The 2006 letter is from the Central Security Office of the Ministry of Science, Research and Technology (MSRT) and was issued by its director general, Asghar Zarei, to 81 universities around the country. Stamped “confidential,” the exact date of the letter is undecipherable, although its contents are legible.

“[I]f the identity of Bahá’í individuals becomes known at the time of enrollment or during the course of their studies, they must be expelled from university,” states the letter, which was signed by Mr. Zarei. The Ministry of Science, Research and Technology oversees all state-run universities.

The directive flatly contradicts public and private statements of Iranian government officials. In early March, for example, the Reuters news agency carried a story about Iran’s treatment of Bahá’í students and it quoted an anonymous spokesperson for the Iranian Mission to the United Nations saying: “No one in Iran because of their religion has been expelled from studying.”

Last year, as well, deceitful statements by Iranian officials came to light when Clare Short, a Member of Parliament in the United Kingdom, received a communication from Hamid Reza Arefi, the charge d’affaires of the Iranian Embassy in London. “In Iran, no individual is excluded from higher education solely because of his/her ideology.”

“Although Bahaism [sic] is not recognized as an official religion but by law Bahá’ís are entitled to equal rights,” wrote Mr. Arefi in an 8 June 2006 letter to Ms. Short.

The 2006 letter from the MSRT’s Central Security Office also makes a clear reference to the secret 1991 Golpaygani memorandum about Bahá’ís, which was released to the public in 1993 by a United Nations official.

Despite Mr. Arefi’s assurances that Iranian Bahá’ís are legally entitled to equal rights, other voices state that the Golpaygani memorandum takes precedence.

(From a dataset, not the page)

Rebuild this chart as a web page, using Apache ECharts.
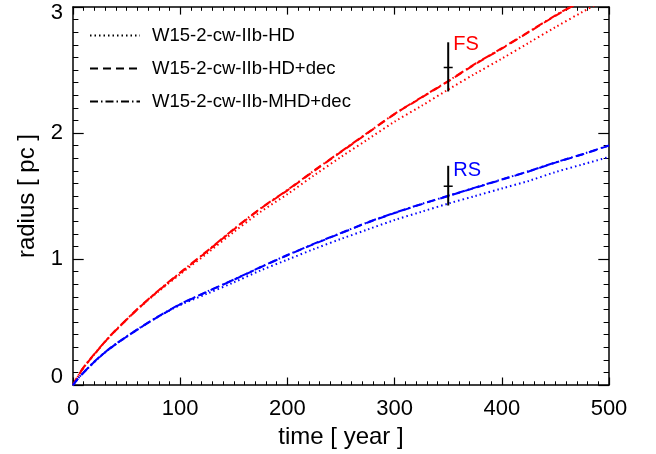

That 1991 memorandum outlined a comprehensive plan to “block” the development and progress of the Iranian Bahá’í community. The 1991 memorandum states for example that Bahá’ís shall be denied “any position of influence” and that “employment shall be refused to persons identifying themselves as Bahá’ís.”

The 1991 memorandum states clearly that Bahá’ís “must be expelled from universities, either in the admission process or during the course of their studies, once it becomes known that they are Bahá’ís.”

Signed by Hujjatu’l Islam Seyyed Mohammad Golpaygani, secretary of the Iran Supreme Revolutionary Cultural Council, the 1991 memorandum was approved by Ayatollah Ali Khamenei, the Supreme Leader of the Islamic Republic of Iran. As such, it reflects the highest policy of the government.